EXERCISE DIRECTIONS
Pictures within the data are to be left out; everything else must be reproduced exactly.

Source code of charts:
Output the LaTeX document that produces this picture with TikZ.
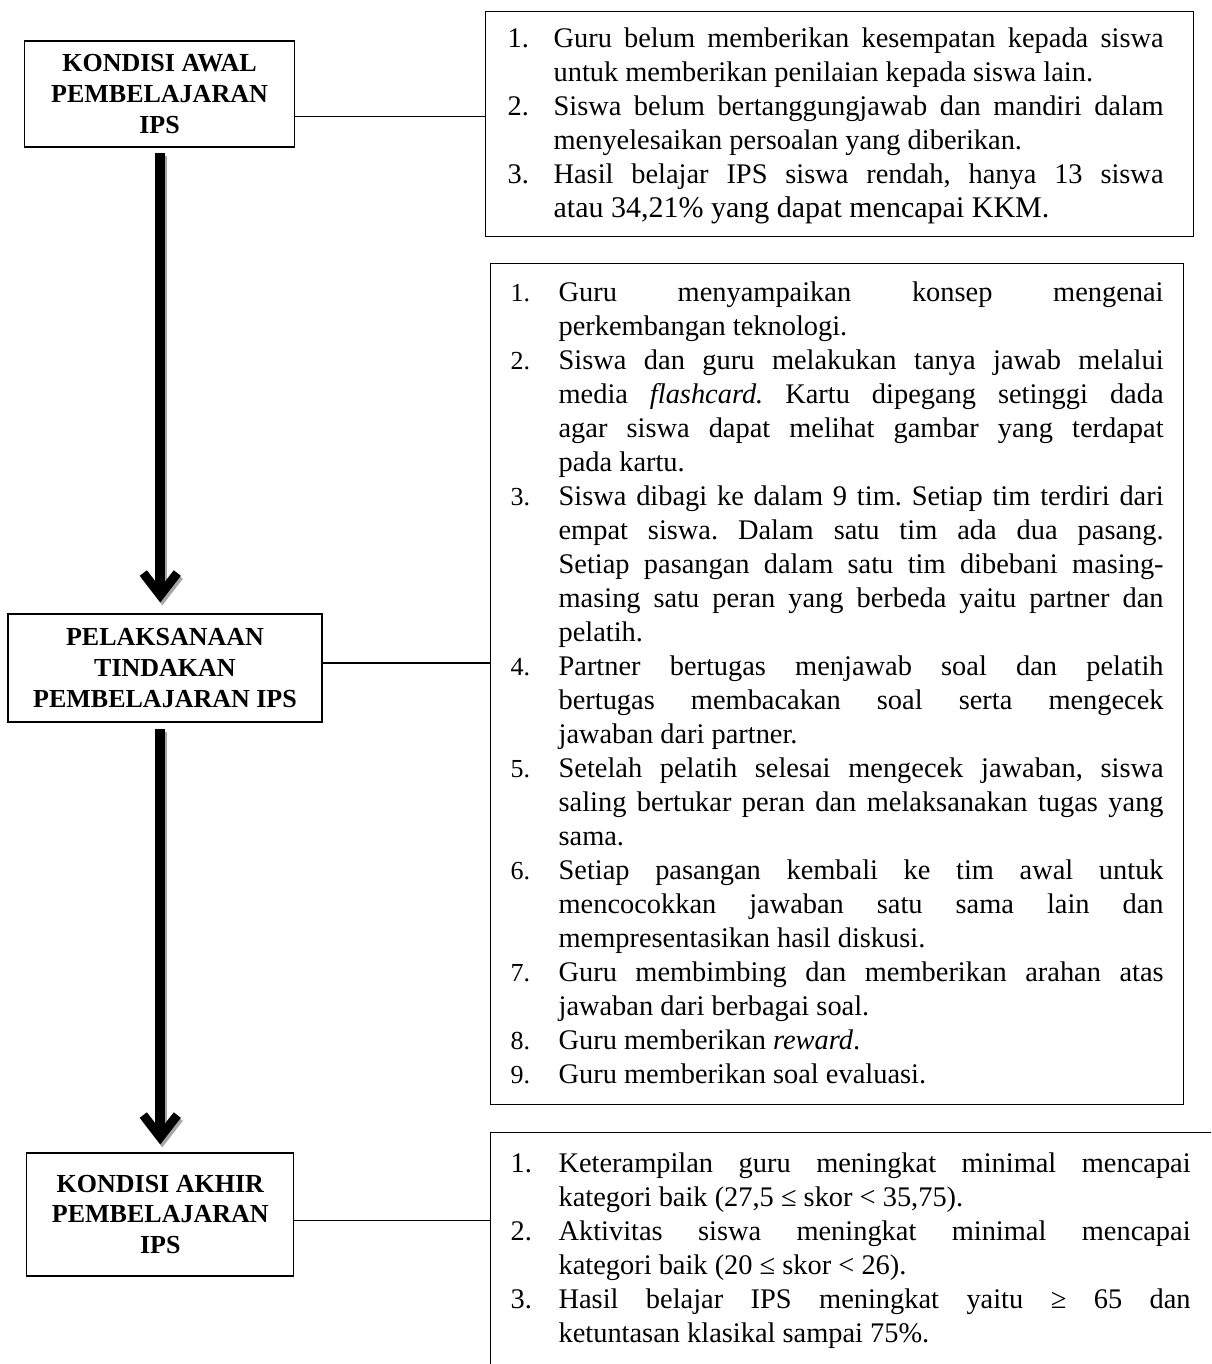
\documentclass[tikz,border=0pt]{standalone}
\usepackage{fontspec}
\setmainfont{Liberation Serif}
\usetikzlibrary{positioning, arrows.meta, calc}

% list for the numbered points
\newcommand{\nomorfont}{}
\newenvironment{daftar}[2]{%
  \begin{list}{}{\setlength{\leftmargin}{#1}\setlength{\rightmargin}{#2}%
    \setlength{\labelwidth}{#1}\setlength{\labelsep}{0pt}%
    \setlength{\itemsep}{0pt}\setlength{\parsep}{0pt}%
    \setlength{\topsep}{0pt}\setlength{\partopsep}{0pt}%
    \renewcommand{\makelabel}[1]{{\nomorfont ##1}\hfil}}%
  \frenchspacing\pretolerance=-1 \tolerance=10000 \hyphenpenalty=10000}
  {\end{list}}
% empty space kept at the bottom of a box
\newcommand{\sisabawah}[1]{\par\vspace*{#1}\hrule height 0pt}

\tikzset{
  kotak/.style={draw, line width=0.6pt, align=center, inner sep=0pt,
    font=\fontsize{13}{15.3}\selectfont\bfseries},
  isi/.style={draw, line width=0.6pt, anchor=north west, inner ysep=0pt, align=justify},
  hubung/.style={line width=0.6pt},
  panah/.style={line width=5pt,
    -{Straight Barb[length=11pt, width=17pt, line width=4.5pt]}},
  bayang/.style={panah, black!35},
}

\begin{document}
\begin{tikzpicture}[x=0.5pt, y=-0.5pt]
    \useasboundingbox (0,0) rectangle (1211,1364);
    \clip (0,0) rectangle (1211,1364);

    % left column
    \node[kotak, minimum width=135pt, minimum height=53pt] (kondisiawal) at (159.5,94)
      {KONDISI AWAL\\PEMBELAJARAN\\IPS};
    \node[kotak, minimum width=157pt, minimum height=54pt] (pelaksanaan) at (165,668)
      {PELAKSANAAN\\TINDAKAN\\PEMBELAJARAN IPS};
    \node[kotak, minimum width=133.5pt, minimum height=61.5pt] (kondisiakhir) at (160.3,1214.5)
      {KONDISI AKHIR\\PEMBELAJARAN\\IPS};

    % right column
    \node[isi, inner xsep=11pt, text width=332pt, minimum height=112.7pt,
      font=\fontsize{14.2}{17}\selectfont] (awalisi) at (485,10.7) {%
      \begin{daftar}{23pt}{4pt}
      \item[1.] Guru belum memberikan kesempatan kepada siswa \linebreak untuk memberikan penilaian kepada siswa lain.
      \item[2.] Siswa belum bertanggungjawab dan mandiri dalam \linebreak menyelesaikan persoalan yang diberikan.
      \item[3.] Hasil belajar IPS siswa rendah, hanya 13 siswa \linebreak {\fontsize{15}{17}\selectfont atau 34,21\% yang dapat mencapai KKM.}
      \end{daftar}\sisabawah{5pt}};

    \node[isi, inner xsep=10pt, text width=326.5pt, minimum height=420.6pt,
      font=\fontsize{14.2}{17}\selectfont] (pelaksanaanisi) at (490,262.7) {%
      \renewcommand{\nomorfont}{\fontsize{13}{17}\selectfont}%
      \begin{daftar}{24pt}{0pt}
      \item[1.] Guru menyampaikan konsep mengenai \linebreak perkembangan teknologi.
      \item[2.] Siswa dan guru melakukan tanya jawab melalui \linebreak media \textit{flashcard.} Kartu dipegang setinggi dada \linebreak agar siswa dapat melihat gambar yang terdapat \linebreak pada kartu.
      \item[3.] Siswa dibagi ke dalam 9 tim. Setiap tim terdiri dari \linebreak empat siswa. Dalam satu tim ada dua pasang. \linebreak Setiap pasangan dalam satu tim dibebani masing-\linebreak masing satu peran yang berbeda yaitu partner dan \linebreak pelatih.
      \item[4.] Partner bertugas menjawab soal dan pelatih \linebreak bertugas membacakan soal serta mengecek \linebreak jawaban dari partner.
      \item[5.] Setelah pelatih selesai mengecek jawaban, siswa \linebreak saling bertukar peran dan melaksanakan tugas yang \linebreak sama.
      \item[6.] Setiap pasangan kembali ke tim awal untuk \linebreak mencocokkan jawaban satu sama lain dan \linebreak mempresentasikan hasil diskusi.
      \item[7.] Guru membimbing dan memberikan arahan atas \linebreak jawaban dari berbagai soal.
      \item[8.] Guru memberikan \textit{reward}.
      \item[9.] Guru memberikan soal evaluasi.
      \end{daftar}\sisabawah{8pt}};

    \node[isi, inner xsep=10pt, inner ysep=2.9pt, text width=380pt,
      font=\fontsize{14.2}{17}\selectfont] (akhirisi) at (490,1131.7) {%
      \begin{daftar}{24pt}{40pt}
      \item[1.] Keterampilan guru meningkat minimal mencapai \linebreak kategori baik (27,5 ≤ skor < 35,75).
      \item[2.] Aktivitas siswa meningkat minimal mencapai \linebreak kategori baik (20 ≤ skor < 26).
      \item[3.] Hasil belajar IPS meningkat yaitu ≥ 65 dan \linebreak ketuntasan klasikal sampai 75\%.
      \end{daftar}\sisabawah{60pt}};

    % connectors
    \draw[hubung] ([yshift=-11.3pt]kondisiawal.east) -- ([yshift=-11.3pt]kondisiawal.east -| awalisi.west);
    \draw[hubung] ([yshift=2.5pt]pelaksanaan.east) -- ([yshift=2.5pt]pelaksanaan.east -| pelaksanaanisi.west);
    \draw[hubung] ([yshift=-2.8pt]kondisiakhir.east) -- ([yshift=-2.8pt]kondisiakhir.east -| akhirisi.west);

    % thick arrows with shadow
    \draw[bayang, shorten <=2.5pt, shorten >=5.5pt] ([xshift=1pt, yshift=-1.5pt]kondisiawal.south -| kondisiakhir.north) -- ([xshift=1pt, yshift=-1.5pt]kondisiakhir.north |- pelaksanaan.north);
    \draw[panah, shorten <=2.5pt, shorten >=5.5pt] (kondisiawal.south -| kondisiakhir.north) -- (kondisiakhir.north |- pelaksanaan.north);
    \draw[bayang, shorten <=3pt, shorten >=4pt] ([xshift=1pt, yshift=-1.5pt]kondisiakhir.north |- pelaksanaan.south) -- ([xshift=1pt, yshift=-1.5pt]kondisiakhir.north);
    \draw[panah, shorten <=3pt, shorten >=4pt] (kondisiakhir.north |- pelaksanaan.south) -- (kondisiakhir.north);
\end{tikzpicture}
\end{document}
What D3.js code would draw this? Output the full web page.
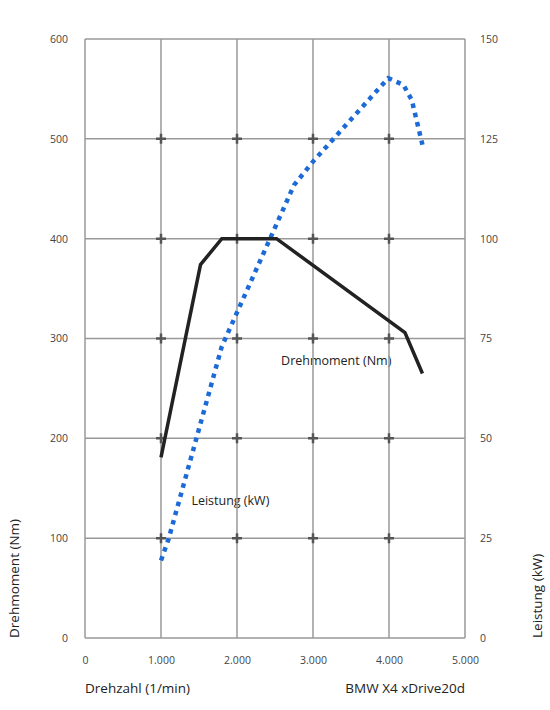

EXPECTED OUTPUT
Output the LaTeX document that produces this picture with TikZ.
\documentclass[tikz,border=0pt]{standalone}
\usepackage{fontspec}
\setmainfont{Liberation Serif}
\usetikzlibrary{positioning, arrows.meta, calc}

% list for the numbered points
\newcommand{\nomorfont}{}
\newenvironment{daftar}[2]{%
  \begin{list}{}{\setlength{\leftmargin}{#1}\setlength{\rightmargin}{#2}%
    \setlength{\labelwidth}{#1}\setlength{\labelsep}{0pt}%
    \setlength{\itemsep}{0pt}\setlength{\parsep}{0pt}%
    \setlength{\topsep}{0pt}\setlength{\partopsep}{0pt}%
    \renewcommand{\makelabel}[1]{{\nomorfont ##1}\hfil}}%
  \frenchspacing\pretolerance=-1 \tolerance=10000 \hyphenpenalty=10000}
  {\end{list}}
% empty space kept at the bottom of a box
\newcommand{\sisabawah}[1]{\par\vspace*{#1}\hrule height 0pt}

\tikzset{
  kotak/.style={draw, line width=0.6pt, align=center, inner sep=0pt,
    font=\fontsize{13}{15.3}\selectfont\bfseries},
  isi/.style={draw, line width=0.6pt, anchor=north west, inner ysep=0pt, align=justify},
  hubung/.style={line width=0.6pt},
  panah/.style={line width=5pt,
    -{Straight Barb[length=11pt, width=17pt, line width=4.5pt]}},
  bayang/.style={panah, black!35},
}

\begin{document}
\begin{tikzpicture}[x=0.5pt, y=-0.5pt]
    \useasboundingbox (0,0) rectangle (1211,1364);
    \clip (0,0) rectangle (1211,1364);

    % left column
    \node[kotak, minimum width=135pt, minimum height=53pt] (kondisiawal) at (159.5,94)
      {KONDISI AWAL\\PEMBELAJARAN\\IPS};
    \node[kotak, minimum width=157pt, minimum height=54pt] (pelaksanaan) at (165,668)
      {PELAKSANAAN\\TINDAKAN\\PEMBELAJARAN IPS};
    \node[kotak, minimum width=133.5pt, minimum height=61.5pt] (kondisiakhir) at (160.3,1214.5)
      {KONDISI AKHIR\\PEMBELAJARAN\\IPS};

    % right column
    \node[isi, inner xsep=11pt, text width=332pt, minimum height=112.7pt,
      font=\fontsize{14.2}{17}\selectfont] (awalisi) at (485,10.7) {%
      \begin{daftar}{23pt}{4pt}
      \item[1.] Guru belum memberikan kesempatan kepada siswa \linebreak untuk memberikan penilaian kepada siswa lain.
      \item[2.] Siswa belum bertanggungjawab dan mandiri dalam \linebreak menyelesaikan persoalan yang diberikan.
      \item[3.] Hasil belajar IPS siswa rendah, hanya 13 siswa \linebreak {\fontsize{15}{17}\selectfont atau 34,21\% yang dapat mencapai KKM.}
      \end{daftar}\sisabawah{5pt}};

    \node[isi, inner xsep=10pt, text width=326.5pt, minimum height=420.6pt,
      font=\fontsize{14.2}{17}\selectfont] (pelaksanaanisi) at (490,262.7) {%
      \renewcommand{\nomorfont}{\fontsize{13}{17}\selectfont}%
      \begin{daftar}{24pt}{0pt}
      \item[1.] Guru menyampaikan konsep mengenai \linebreak perkembangan teknologi.
      \item[2.] Siswa dan guru melakukan tanya jawab melalui \linebreak media \textit{flashcard.} Kartu dipegang setinggi dada \linebreak agar siswa dapat melihat gambar yang terdapat \linebreak pada kartu.
      \item[3.] Siswa dibagi ke dalam 9 tim. Setiap tim terdiri dari \linebreak empat siswa. Dalam satu tim ada dua pasang. \linebreak Setiap pasangan dalam satu tim dibebani masing-\linebreak masing satu peran yang berbeda yaitu partner dan \linebreak pelatih.
      \item[4.] Partner bertugas menjawab soal dan pelatih \linebreak bertugas membacakan soal serta mengecek \linebreak jawaban dari partner.
      \item[5.] Setelah pelatih selesai mengecek jawaban, siswa \linebreak saling bertukar peran dan melaksanakan tugas yang \linebreak sama.
      \item[6.] Setiap pasangan kembali ke tim awal untuk \linebreak mencocokkan jawaban satu sama lain dan \linebreak mempresentasikan hasil diskusi.
      \item[7.] Guru membimbing dan memberikan arahan atas \linebreak jawaban dari berbagai soal.
      \item[8.] Guru memberikan \textit{reward}.
      \item[9.] Guru memberikan soal evaluasi.
      \end{daftar}\sisabawah{8pt}};

    \node[isi, inner xsep=10pt, inner ysep=2.9pt, text width=380pt,
      font=\fontsize{14.2}{17}\selectfont] (akhirisi) at (490,1131.7) {%
      \begin{daftar}{24pt}{40pt}
      \item[1.] Keterampilan guru meningkat minimal mencapai \linebreak kategori baik (27,5 ≤ skor < 35,75).
      \item[2.] Aktivitas siswa meningkat minimal mencapai \linebreak kategori baik (20 ≤ skor < 26).
      \item[3.] Hasil belajar IPS meningkat yaitu ≥ 65 dan \linebreak ketuntasan klasikal sampai 75\%.
      \end{daftar}\sisabawah{60pt}};

    % connectors
    \draw[hubung] ([yshift=-11.3pt]kondisiawal.east) -- ([yshift=-11.3pt]kondisiawal.east -| awalisi.west);
    \draw[hubung] ([yshift=2.5pt]pelaksanaan.east) -- ([yshift=2.5pt]pelaksanaan.east -| pelaksanaanisi.west);
    \draw[hubung] ([yshift=-2.8pt]kondisiakhir.east) -- ([yshift=-2.8pt]kondisiakhir.east -| akhirisi.west);

    % thick arrows with shadow
    \draw[bayang, shorten <=2.5pt, shorten >=5.5pt] ([xshift=1pt, yshift=-1.5pt]kondisiawal.south -| kondisiakhir.north) -- ([xshift=1pt, yshift=-1.5pt]kondisiakhir.north |- pelaksanaan.north);
    \draw[panah, shorten <=2.5pt, shorten >=5.5pt] (kondisiawal.south -| kondisiakhir.north) -- (kondisiakhir.north |- pelaksanaan.north);
    \draw[bayang, shorten <=3pt, shorten >=4pt] ([xshift=1pt, yshift=-1.5pt]kondisiakhir.north |- pelaksanaan.south) -- ([xshift=1pt, yshift=-1.5pt]kondisiakhir.north);
    \draw[panah, shorten <=3pt, shorten >=4pt] (kondisiakhir.north |- pelaksanaan.south) -- (kondisiakhir.north);
\end{tikzpicture}
\end{document}
What D3.js code would draw this? Output the full web page.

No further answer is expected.